Dalam Makalah tersebut disampaikan 14 contoh praktek hikmah dalam berdakwah, yaitu :
  1. Senantiasa berusaha untuk berahak mulia disamping berusaha untuk berakidah dengan akidah yang benar.
  2. Senantiasa berusaha bermuka manis dan menyebarkan salam, juga menunaikan hak-hak kaum muslimin, termasuk mereka yang mempunyai penyimpangan -jika tidak disyariatkan kepadanya penerapan metode hajr-.
  3. Mengenal masyarakat yang akan kita dakwahi dan mempelajari medan dakwah yang akan kita arungi sebelum kita terjun ke dalamnya.
  4. Bertahap dalam berdakwah, memulai dari yang terpenting yaitu tauhid, lalu melangkah ke syari'at-syariat Islam yang lainnya.
  5. Hendaknya para da'i setelah menyampaikan dalil-dalil dari Al Qur'an dan AsSunnah, sebaiknya mereka berusaha memperbanyak nukilan perkataan ulama ahlu sunnah yang memiliki kedudukan di hati masyarakat umum, misalnya : Imam Syafi'i, Imam Bukhori, Imam Muslim, al-Muzani, al-Marwazi, dll. Srta menghindari penyebutan nama Syaikhul Islam Ibnu Taimiyyah, Ibnul Qoyyim, Syaikh Muhammad bin Abdul Wahab di komunitas yang phobi dengan nama-nama tersebut.
  6. Hendaknya kita berusaha untuk menyampaikan dakwah yang penuh berkah ini kepada umat serta beramar ma'ruf nahi munkar dengan lemah lembut.
  7. Berusaha memprioritaskan dan memperhatikan dakwah dan penarikan hati orang-orang yang memiiki kedudukan di masyarakat, entah itu yang diulamakan atau penguasa.
  8. Memperhatikan dakwah generasi muda dan anak-anak kecil, tanpa mengesampingkan orang-orang yang lajut usia.
  9. Menerapkan skala prioritas dalam mengingkari kemungkaran, dimuali dari yang paling berat lalu yang lebih ringan.
  10. Ketika membantah ahlul bid'ah, seharusnya kita menghiasi bantahan tersebut dengan ilmu dan dalil-dalil, sehingga umat merasa yakin akan benarnya hal yang disampaikan, serta merasa mantab ketika menerimanya.

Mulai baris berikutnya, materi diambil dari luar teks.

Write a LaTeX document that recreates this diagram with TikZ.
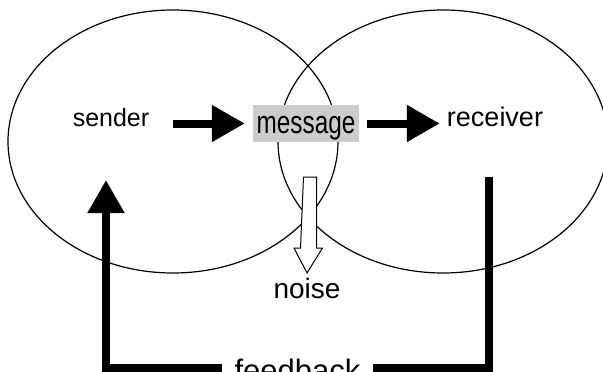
\documentclass[tikz,border=0pt]{standalone}
\usepackage{fontspec}
\setmainfont{Liberation Sans}
\newfontfamily\narrowfont[FakeStretch=0.76]{Liberation Sans}
\usetikzlibrary{arrows.meta}
\begin{document}
\begin{tikzpicture}[x=1pt, y=-1pt, line join=miter,
	fat/.style={line width=8pt},
	fathead/.style={-{Triangle[length=33pt,width=35pt]}},
	word/.style={anchor=base, inner sep=0pt},
	msgbox/.style={fill=gray!40, inner sep=0pt, minimum width=106pt, minimum height=37pt, text height=19pt, text depth=0pt, font=\narrowfont\fontsize{32}{32}\selectfont}]
	\useasboundingbox (0,0) rectangle (603,372);
	\foreach \cx in {173,443}
	\draw[line width=1.2pt] (\cx,141.5) ellipse (165pt and 131.5pt);
	\node[word, font=\fontsize{25}{25}\selectfont] (sender) at (111,126) {sender};
	\node[word, font=\fontsize{27}{27}\selectfont] (receiver) at (495,126) {receiver};
	\node[msgbox] (message) at (306,123.5) {message};
	\node[word, font=\fontsize{28}{28}\selectfont] (noise) at (307,298) {noise};
	\node[word, font=\fontsize{31}{31}\selectfont] (feedback) at (297.5,381) {feedback};
	\draw[fat, fathead, shorten <=24pt, shorten >=8pt] (sender.east |- message.west) -- (message.west);
	\draw[fat, fathead, shorten <=8pt, shorten >=7pt] (message.east) -- (receiver.west |- message.east);
	% open arrow for noise
	\coordinate (ntop) at (310,177);
	\draw[line width=1pt, fill=white] (ntop) ++(-6.5,0) -- ++(13,0) -- ++(0,71) -- ++(6,0) -- (noise.north |- 0,273) -- ++(-13,-25) -- ++(6.5,0) -- cycle;
	% feedback loop
	\coordinate (rtop) at (489,177);
	\coordinate (ltop) at (106,180);
	\coordinate (fbR) at (373,368);
	\coordinate (fbL) at (222,368);
	\draw[fat] (rtop) |- (fbR);
	\draw[fat, fathead] (fbL) -| (ltop);
\end{tikzpicture}
\end{document}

  11. Di saat mentahdzir (mengingatkan umat dari penyimpangan) ahlul bid'ah -baik mereka berbentuk kelompok atau individu- seorang da'i ahlus sunnah tidak harus menyebutkan secara terang-terangan nama-nama kelompok dan individu tersebut, jika memang hal itu tidak dibutuhkan.
  12. Ketika seorang da'i ahlus sunnah diundang berdakwah di sebuah masjid ahul bid'ah atau tempat mereka -dan hal itu tidak menimbulkan fitnah bagi masyarakat dan diharapkan mendatangkan maslahat- maka hendaknya ia memenuhi undangan tersebut dan memanfaatkan kesempatan itu sebaik-baiknya untuk menyampaikan al haq dengan penuh hikmah, nasehat dan diskusi yang baik.
  13. Mengamalkan hal-hal yang biasa dkerjakan di masyarakat selama hal-hal itu masih dibolehkan dalam agama, dengan tujuan untuk menarik hati masyarakat dan menjadikan mereka tidak phobi dengan dakwah kita, meskipun terkadang hal-ha tersebut tidak sesuai dengan yang lebih afdhal. Bahkan terkadang disyariatkan untuk meninggalkan amalan yang hukumnya sunnah, untuk menghindari fitnah (keributan atau huru-hara) atau untuk menarik hati masyarakat.
  14. Senantiasa berusaha untuk bersabar dan tidak tergesa-gesa untuk segera memetik buah dari dakwah yang sedang kita rintis.

Yang lebih menggembirakan lagi, Ust. Zaen ternyata orang Purbalingga dan Beliau mendirikan Pondok Pesantren di Purbalingga...Sayangnya ana belum mempunyai banyak informasi tentang pondok tersebut. Semoga saja pondoknya ada yang setingkat Ibtidaiyyah jadi Harits bisa belajar di sana. Selain karena jarak ke Purbalingga lumayan dekat (1,5 jam-an dari sini), juga supaya harits bisa menuntut ilmu kepada Ust. Abdullah Zaen.